Com o adiamento da escolha do candidato do PMDB a presidente do Senado para o próximo dia 31, o senador José Sarney já fala como vitorioso. Em entrevista a ISTOÉ, ele se diz disposto a pacificar o partido e promete trabalhar com o PT pela votação das reformas no Congresso.
ISTOÉ – A cúpula peemedebista foi derrotada?
Sarney –
Eles quiseram desafiar o governo quando tentaram antecipar a votação. Testaram para ver se o PT é forte ou fraco e acabaram se dando mal. No dia 31, eu venço a eleição na bancada.

ISTOÉ – O sr. tem mesmo o apoio do PT?
Sarney –
Eu tenho legitimidade junto ao PT porque votei no Lula, fiz campanha. Eles trabalharam contra.

ISTOÉ – Quais seus planos na presidência do Senado?
Sarney –
Ajudar o governo a votar as reformas da previdência e tributária e, especialmente, a reforma política.

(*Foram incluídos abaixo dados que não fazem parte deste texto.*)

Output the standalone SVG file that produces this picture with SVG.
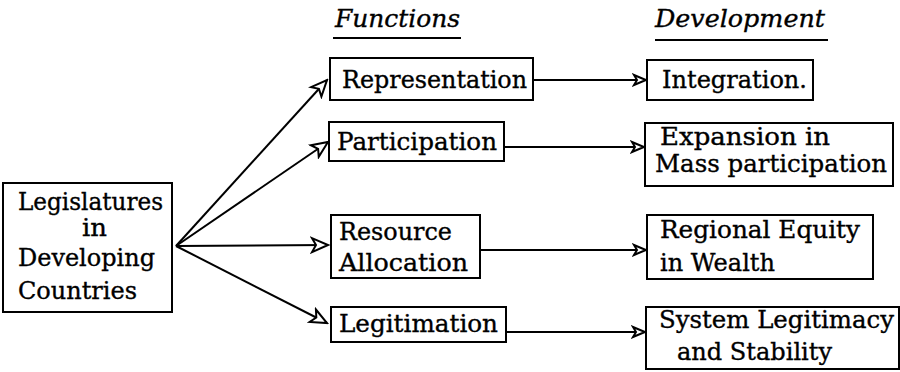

ISTOÉ – É possível fazer as pazes com o Renan?
Sarney –
Essa briga não interessa ao País. Renan é
quem resolveu brigar. Sou um pacificador, e é claro que
estou pronto para trabalhar pela paz.

ISTOÉ – Pode ainda surgir um ‘tertius’?
Sarney –
Não raciocino sobre hipóteses.

ISTOÉ – Com a sua vitória, há quem tema o fortalecimento de Antônio Carlos Magalhães.
Sarney –
Uma pessoa que fez o que eu fiz na minha vida jamais será linha auxiliar. Sou amigo do Antônio, mas não temos qualquer acordo.

ISTOÉ – No PSDB, diz-se que o sr. quer vasculhar a
vida de FHC, vingando-se das denúncias da campanha
eleitoral contra sua filha.
Sarney –
Não sou um homem de vinganças. Nada tenho contra o doutor Fernando Henrique.